On Wed, Oct 25, 2023 at 11:33:11AM +0200, Andreas Kretschmer wrote:
> Am 25.10.23 um 11:24 schrieb Matthias Apitz:
>> We have a client who run REINDEX in certain tables of the database of
>> our application (on Linux with PostgreSQL 13.x):
>>
>> REINDEX TABLE CONCURRENTLY d83last;
>> REINDEX TABLE CONCURRENTLY d86plz;
>> REINDEX TABLE CONCURRENTLY ig_memtable;
>> REINDEX TABLE CONCURRENTLY ig_dictionary;
>> REINDEX TABLE CONCURRENTLY ig_dictionary;
>> REINDEX TABLE CONCURRENTLY d50zweig ;
>> REINDEX TABLE CONCURRENTLY d50zweig ;
>>
>> We as the software vendor and support, do not use or recommend this
>> procedure, because we have own SQL files for creating or deleting
>> indices in the around 400 tables.
>>
>> The client is now concerned about the issue that the number of
>> rows in some of the above tables has increased. Is this possible?
>
> In principle, there is nothing wrong with doing this in a maintenance
> window, for example.
If you have a maintenance window where your production server is not
going to be active, you may want to just do a more aggressive REINDEX
without CONCURRENTLY as that's going to be cheaper and faster.

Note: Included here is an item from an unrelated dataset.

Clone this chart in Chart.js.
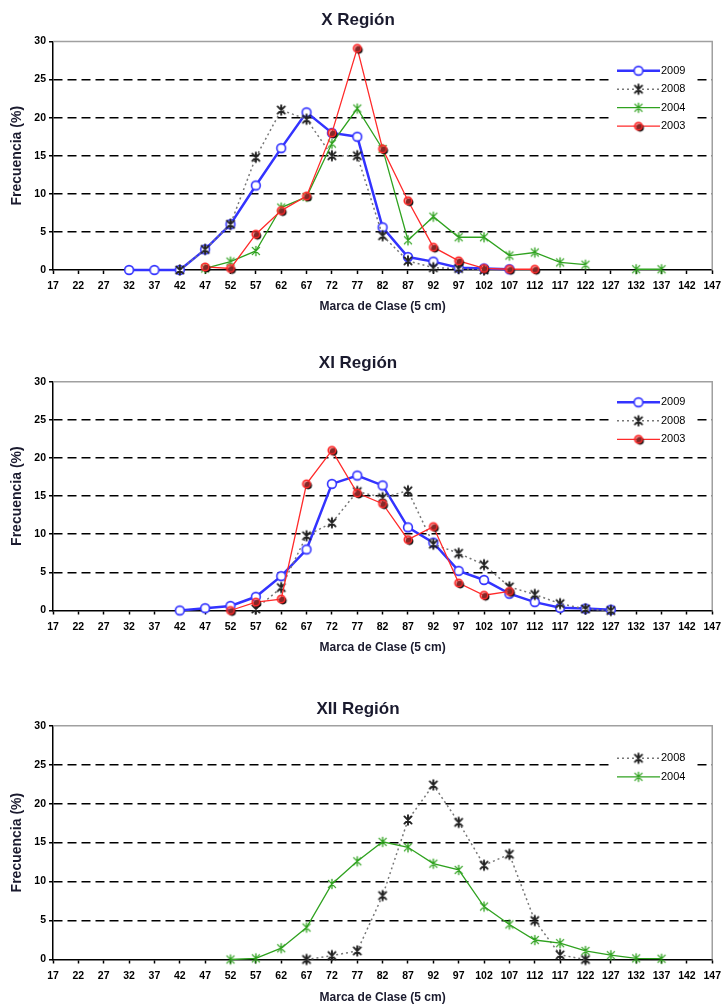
<!DOCTYPE html>
<html><head><meta charset="utf-8">
<script src="https://cdn.jsdelivr.net/npm/chart.js@4.4.1/dist/chart.umd.min.js"></script>
<style>
html,body{margin:0;padding:0;background:#fff;overflow:hidden;width:727px;height:1004px;}
canvas{position:absolute;left:0;}
</style></head><body>
<canvas id="c1" width="727" height="320" style="top:0px"></canvas>
<canvas id="c2" width="727" height="320" style="top:340px"></canvas>
<canvas id="c3" width="727" height="324" style="top:680px"></canvas>
<script>
// ---- categories (Marca de Clase, 5 cm) ----
const classMarks = ['17','22','27','32','37','42','47','52','57','62','67','72','77','82','87','92','97','102','107','112','117','122','127','132','137','142','147'];

// ---- X Región ----
const xReg2009 = [null,null,null,0,0,0,2.7,6.0,11.1,16.0,20.7,18.0,17.5,5.6,1.7,1.1,0.3,0.2,0.1,null,null,null,null,null,null,null,null];
const xReg2008 = [null,null,null,null,null,0,2.7,6.0,14.8,21.0,19.8,15.0,15.0,4.5,1.2,0.3,0.2,0,null,null,null,null,null,null,null,null,null];
const xReg2004 = [null,null,null,null,null,null,0.2,1.1,2.5,8.2,9.6,16.6,21.2,15.9,3.9,7.0,4.3,4.3,1.9,2.3,1.0,0.7,null,0.1,0.1,null,null];
const xReg2003 = [null,null,null,null,null,null,0.4,0.2,4.7,7.8,9.7,18.0,29.1,15.9,9.1,3.0,1.2,0.2,0.1,0.1,null,null,null,null,null,null,null];

// ---- XI Región ----
const xiReg2009 = [null,null,null,null,null,0,0.3,0.6,1.8,4.5,8.0,16.6,17.7,16.4,10.9,8.9,5.2,4.0,2.2,1.1,0.35,0.25,0.1,null,null,null,null];
const xiReg2008 = [null,null,null,null,null,null,null,null,0.2,3.0,9.8,11.5,15.6,14.8,15.7,8.7,7.5,6.0,3.1,2.1,0.9,0.2,0,null,null,null,null];
const xiReg2003 = [null,null,null,null,null,null,null,0,1.1,1.5,16.6,21.0,15.4,14.0,9.3,11.0,3.6,2.0,2.5,null,null,null,null,null,null,null,null];

// ---- XII Región ----
const xiiReg2008 = [null,null,null,null,null,null,null,null,null,null,0,0.5,1.1,8.2,17.9,22.4,17.6,12.1,13.5,5.0,0.6,0,null,null,null,null,null];
const xiiReg2004 = [null,null,null,null,null,null,null,0,0.15,1.45,4.1,9.7,12.6,15.1,14.4,12.3,11.5,6.8,4.5,2.5,2.1,1.1,0.55,0.15,0.1,null,null];

const FONT = "'Liberation Sans', Arial, sans-serif";

// ---- marker images ----
function mk(draw){ const c=document.createElement('canvas'); c.width=16; c.height=16; const g=c.getContext('2d'); g.translate(8,8); draw(g); return c; }
const mBlue = mk(g=>{ g.beginPath(); g.arc(0,0,4.4,0,Math.PI*2); g.fillStyle='#fff'; g.fill(); g.lineWidth=1.6; g.strokeStyle='#3333ff'; g.stroke(); });
const mRed = mk(g=>{ g.beginPath(); g.arc(1.6,1.6,3.8,0,Math.PI*2); g.fillStyle='#111'; g.fill(); g.beginPath(); g.arc(0,0,3.8,0,Math.PI*2); g.fillStyle='rgba(230,60,60,0.55)'; g.fill(); g.lineWidth=1.5; g.strokeStyle='#ff2a2a'; g.stroke(); });
function star(color,w,s){ return mk(g=>{ g.strokeStyle=color; g.lineWidth=w; g.lineCap='round'; g.beginPath(); g.moveTo(-s,-s); g.lineTo(s,s); g.moveTo(s,-s); g.lineTo(-s,s); g.moveTo(0,-s*1.3); g.lineTo(0,s*1.3); g.stroke(); }); }
const mBlack = star('#222',1.9,3.6);
const mGreen = star('#2fa21f',1.3,3.6);

function ds(label, data, color, width, dash, marker, order){
  return {label, data, borderColor:color, backgroundColor:color, borderWidth:width, borderDash:dash,
    pointStyle:marker, pointRadius:5, pointHoverRadius:5, tension:0, fill:false, spanGaps:false, clip:false, order};
}

function framePlugin(legendTop){
  return {
    id:'frameLegend',
    beforeDatasetsDraw(chart){
      const {ctx, chartArea:a} = chart;
      ctx.save(); ctx.strokeStyle='#a0a0a0'; ctx.lineWidth=1.5; ctx.setLineDash([]);
      ctx.beginPath(); ctx.moveTo(a.left, a.top); ctx.lineTo(a.right, a.top); ctx.lineTo(a.right, a.bottom); ctx.stroke();
      ctx.restore();
    },
    afterDatasetsDraw(chart){
      const {ctx, chartArea:a} = chart;
      const sets = chart.data.datasets;
      const step = 18.5;
      const y0 = a.top + legendTop;
      ctx.save();
      ctx.fillStyle='#fff';
      ctx.fillRect(611, y0-9, 86, step*(sets.length-1)+18);
      sets.forEach((d,i)=>{
        const y = y0 + i*step;
        ctx.strokeStyle=d.borderColor; ctx.lineWidth=d.borderWidth; ctx.setLineDash(d.borderDash||[]);
        ctx.beginPath(); ctx.moveTo(617,y); ctx.lineTo(660,y); ctx.stroke();
        ctx.setLineDash([]);
        ctx.drawImage(d.pointStyle, 638.5-8, y-8);
        ctx.fillStyle='#000'; ctx.font='11px '+FONT; ctx.textBaseline='middle'; ctx.textAlign='left';
        ctx.fillText(d.label, 661, y);
      });
      ctx.restore();
    }
  };
}

function makeChart(id, title, datasets, g){
  new Chart(document.getElementById(id), {
    type:'line',
    data:{ labels: classMarks, datasets },
    options:{
      responsive:false, animation:false,
      layout:{ padding:{left:0, right:11, top:0, bottom:0} },
      plugins:{
        legend:{display:false}, tooltip:{enabled:false},
        title:{ display:true, text:title, color:'#1a1a2e', font:{family:FONT, size:17, weight:'bold', lineHeight:1.2}, padding:{top:g.tTop, bottom:g.tBot} }
      },
      scales:{
        x:{ type:'category', offset:false,
          ticks:{ autoSkip:false, maxRotation:0, minRotation:0, padding:6, color:'#000', font:{family:FONT, size:10.5, weight:'bold'} },
          grid:{ drawOnChartArea:false, drawTicks:true, tickLength:4, tickColor:'#000', tickWidth:1.5 },
          border:{ display:true, color:'#000', width:1.5 },
          title:{ display:true, text:'Marca de Clase (5 cm)', color:'#1a1a2e', font:{family:FONT, size:12, weight:'bold', lineHeight:1}, padding:{top:0, bottom:g.xPb} },
          afterFit: s => { s.height = g.xH; }
        },
        y:{ min:0, max:30,
          ticks:{ stepSize:5, padding:3, color:'#000', font:{family:FONT, size:10.5, weight:'bold'} },
          grid:{ color: c => (c.tick && c.tick.value>0 && c.tick.value<30) ? '#000' : 'rgba(0,0,0,0)', lineWidth:1.5, drawTicks:true, tickLength:4, tickColor:'#000', tickWidth:1.5 },
          border:{ display:true, color:'#000', width:1.5, dash: c => (c.tick && c.tick.value>0 && c.tick.value<30) ? [9,5] : [] },
          title:{ display:true, text:'Frecuencia (%)', color:'#1a1a2e', font:{family:FONT, size:14, weight:'bold', lineHeight:1}, padding:{top:10, bottom:0} },
          afterFit: s => { s.width = 53; }
        }
      }
    },
    plugins:[framePlugin(g.legTop)]
  });
}

makeChart('c1', 'X Región', [
  ds('2009', xReg2009, '#3333ff', 2.5, [], mBlue, 4),
  ds('2008', xReg2008, '#777777', 1.5, [2,3], mBlack, 3),
  ds('2004', xReg2004, '#2fa21f', 1.3, [], mGreen, 2),
  ds('2003', xReg2003, '#ff2a2a', 1.3, [], mRed, 1)
], {tTop:10.3, tBot:10.8, xH:50, xPb:7.3, legTop:29.2});

makeChart('c2', 'XI Región', [
  ds('2009', xiReg2009, '#3333ff', 2.5, [], mBlue, 3),
  ds('2008', xiReg2008, '#777777', 1.5, [2,3], mBlack, 2),
  ds('2003', xiReg2003, '#ff2a2a', 1.3, [], mRed, 1)
], {tTop:12.8, tBot:8.5, xH:49.5, xPb:6, legTop:20.6});

makeChart('c3', 'XII Región', [
  ds('2008', xiiReg2008, '#777777', 1.5, [2,3], mBlack, 2),
  ds('2004', xiiReg2004, '#2fa21f', 1.3, [], mGreen, 1)
], {tTop:18.8, tBot:6.5, xH:44.5, xPb:0, legTop:32.6});
</script>
</body></html>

CONCURRENTLY is useful even in non-maintenance cases as it allows
concurrent reads and writes to happen on the index while running the
operation. CONCURRENTLY is much slower of course, as it needs to wait
two times for older snapshots held by concurrent sessions when the
index build is finished and when the index built gets validated.